Southcorp's board of directors today made another attempt to halt the takeover efforts of fellow Australian Foster's Group, calling the deal a "lousy" one for its shareholders.

In a letter published on its website, Southcorp said its board of directors were unanimously urging shareholders to reject Foster's A$4.17 per share takeover offer, describing the bid as "inadequate and opportunistic".

"If Foster's bid succeeds at A$4.17, Foster's will get the upside that's on the way - not Southcorp shareholders. Make no mistake - as it currently stands we see this as a great deal for Foster's, but a lousy deal for Southcorp shareholders," said CEO John Ballard.

"Now is not the time for Southcorp shareholders to sell their shares."

The company told shareholders they should ignore the Foster's offer and take no action in relation to their shares.

"The message to our shareholders is clear - it's not time to sell your shares," Ballard, said.

"Southcorp's management team is delivering, the global wine cycle is turning and our financial performance is demonstrating tangible improvement. Southcorp's board believes that it is not in the interest of Southcorp shareholders to accept this offer and allow Foster's to benefit from this upside at their expense.

"Southcorp is one of the world's great wine companies, possessing three of the most recognised Australian wine brands," Ballard said. "We would be a jewel in anyone's crown.
 
"Foster's bid is a great deal for Foster's but fails to recognise the strategic value of Southcorp, nor does it acknowledge the synergistic value Foster's would extract from Southcorp were it successful."
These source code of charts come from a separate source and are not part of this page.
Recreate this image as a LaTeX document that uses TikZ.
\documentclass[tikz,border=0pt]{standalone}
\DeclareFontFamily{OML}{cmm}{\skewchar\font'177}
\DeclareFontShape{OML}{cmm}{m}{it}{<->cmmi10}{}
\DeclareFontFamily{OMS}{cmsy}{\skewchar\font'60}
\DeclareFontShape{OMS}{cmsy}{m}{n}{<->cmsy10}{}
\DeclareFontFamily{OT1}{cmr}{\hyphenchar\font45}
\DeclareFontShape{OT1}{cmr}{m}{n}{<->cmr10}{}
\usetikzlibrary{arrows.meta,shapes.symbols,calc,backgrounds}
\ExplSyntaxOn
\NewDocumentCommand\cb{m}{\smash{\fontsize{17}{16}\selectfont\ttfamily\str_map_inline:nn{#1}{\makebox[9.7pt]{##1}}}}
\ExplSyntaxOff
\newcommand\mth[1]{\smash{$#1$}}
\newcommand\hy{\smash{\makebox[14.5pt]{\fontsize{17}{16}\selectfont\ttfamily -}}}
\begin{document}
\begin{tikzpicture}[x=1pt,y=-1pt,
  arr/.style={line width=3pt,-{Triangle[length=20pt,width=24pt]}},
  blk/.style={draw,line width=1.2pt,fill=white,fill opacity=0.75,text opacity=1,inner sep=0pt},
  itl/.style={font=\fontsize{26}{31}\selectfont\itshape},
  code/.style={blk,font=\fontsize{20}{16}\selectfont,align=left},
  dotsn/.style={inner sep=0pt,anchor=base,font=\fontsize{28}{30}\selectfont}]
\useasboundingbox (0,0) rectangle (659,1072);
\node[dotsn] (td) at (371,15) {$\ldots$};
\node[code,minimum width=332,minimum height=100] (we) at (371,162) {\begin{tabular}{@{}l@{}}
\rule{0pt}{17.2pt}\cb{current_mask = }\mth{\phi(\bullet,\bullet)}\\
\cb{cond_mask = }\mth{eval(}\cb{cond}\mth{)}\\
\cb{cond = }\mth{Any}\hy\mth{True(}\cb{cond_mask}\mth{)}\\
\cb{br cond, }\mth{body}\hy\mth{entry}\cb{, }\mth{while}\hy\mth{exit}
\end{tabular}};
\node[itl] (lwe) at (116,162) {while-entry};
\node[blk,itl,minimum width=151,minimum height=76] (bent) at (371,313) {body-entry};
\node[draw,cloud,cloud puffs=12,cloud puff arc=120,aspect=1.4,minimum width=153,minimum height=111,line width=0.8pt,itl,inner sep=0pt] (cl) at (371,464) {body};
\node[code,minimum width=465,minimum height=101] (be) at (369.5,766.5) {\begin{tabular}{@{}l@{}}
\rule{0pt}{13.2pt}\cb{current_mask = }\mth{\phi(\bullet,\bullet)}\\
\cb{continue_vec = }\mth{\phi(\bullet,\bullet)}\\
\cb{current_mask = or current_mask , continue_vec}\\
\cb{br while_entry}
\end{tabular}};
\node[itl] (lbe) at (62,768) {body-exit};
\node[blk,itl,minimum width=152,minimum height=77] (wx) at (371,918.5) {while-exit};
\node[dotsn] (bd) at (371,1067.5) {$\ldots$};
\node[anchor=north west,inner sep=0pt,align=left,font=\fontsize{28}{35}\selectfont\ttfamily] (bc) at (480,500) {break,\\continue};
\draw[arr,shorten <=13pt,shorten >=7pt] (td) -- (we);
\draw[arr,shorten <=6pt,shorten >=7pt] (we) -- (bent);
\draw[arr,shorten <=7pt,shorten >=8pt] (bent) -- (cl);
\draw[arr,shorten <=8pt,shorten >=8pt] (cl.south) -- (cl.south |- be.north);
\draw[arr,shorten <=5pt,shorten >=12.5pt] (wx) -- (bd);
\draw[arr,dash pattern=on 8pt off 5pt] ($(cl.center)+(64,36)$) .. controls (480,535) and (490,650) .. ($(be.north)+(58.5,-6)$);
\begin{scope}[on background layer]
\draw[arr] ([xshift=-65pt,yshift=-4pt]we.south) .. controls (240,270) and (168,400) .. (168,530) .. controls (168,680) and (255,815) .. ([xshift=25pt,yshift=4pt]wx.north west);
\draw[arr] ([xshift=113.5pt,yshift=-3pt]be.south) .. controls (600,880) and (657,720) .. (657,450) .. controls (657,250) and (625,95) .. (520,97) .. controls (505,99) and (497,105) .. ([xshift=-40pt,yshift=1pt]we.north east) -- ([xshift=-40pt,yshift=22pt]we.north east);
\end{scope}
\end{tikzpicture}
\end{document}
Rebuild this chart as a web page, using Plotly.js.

Southcorp said it had identified estimated cost savings of A$160m per annum that could be achieved by Foster's were it to succeed in its bid for Southcorp. This is equivalent to A$2.13 per Southcorp share.
 
"There is significant value - $2.13 per share - in the cost savings of combining Southcorp with Foster's, but Foster's offer does not adequately compensate Southcorp shareholders for this value. This shows why Foster's refuses to reveal their synergy targets," Ballard said.

Southcorp's analysis, Ballard said, had come to the conclusion that, upon owning 100% of Southcorp, Foster's would be able to close its Rothbury Estate winery in the Hunter Valley in NSW; close its Jamieson's Run winery in the Coonawarra region of South Australia; rationalise packaging facilities in the Barossa Valley and cancel the expansion of packaging facilities at the Wolf Blass winery .

Southcorp also believes Foster's would be able to relocate its sparkling wine production to Southcorp's Karadoc winery and rationalise viticulture and grower relations functions.

Furthermore, Southcorp said Foster's would be able to consolidate international distribution activities at Nuriootpa and Outer Harbour in South Australia, leading to higher export volumes through these sites and lower freight and container handling costs. It would also rationalise sales operations and regional head offices

Southcorp last week reported a 58% increase in pre-tax profit of A$78m for the first half of 2005, and EBITA of A$96.3m, which allowed it to recommence dividend payments ahead of schedule. The company said it is forecasting EBITA of A$238m for 2006 and a dividend of 11 cents per share, fully franked.

"The market dynamics in the wine industry are changing. We are emerging from the bottom of the cycle after a period of oversupply. This will be good for Southcorp's bottom line. Foster's acknowledges this improvement for the global wine industry in its rhetoric, but not in its offer price for Southcorp shareholders," Ballard said.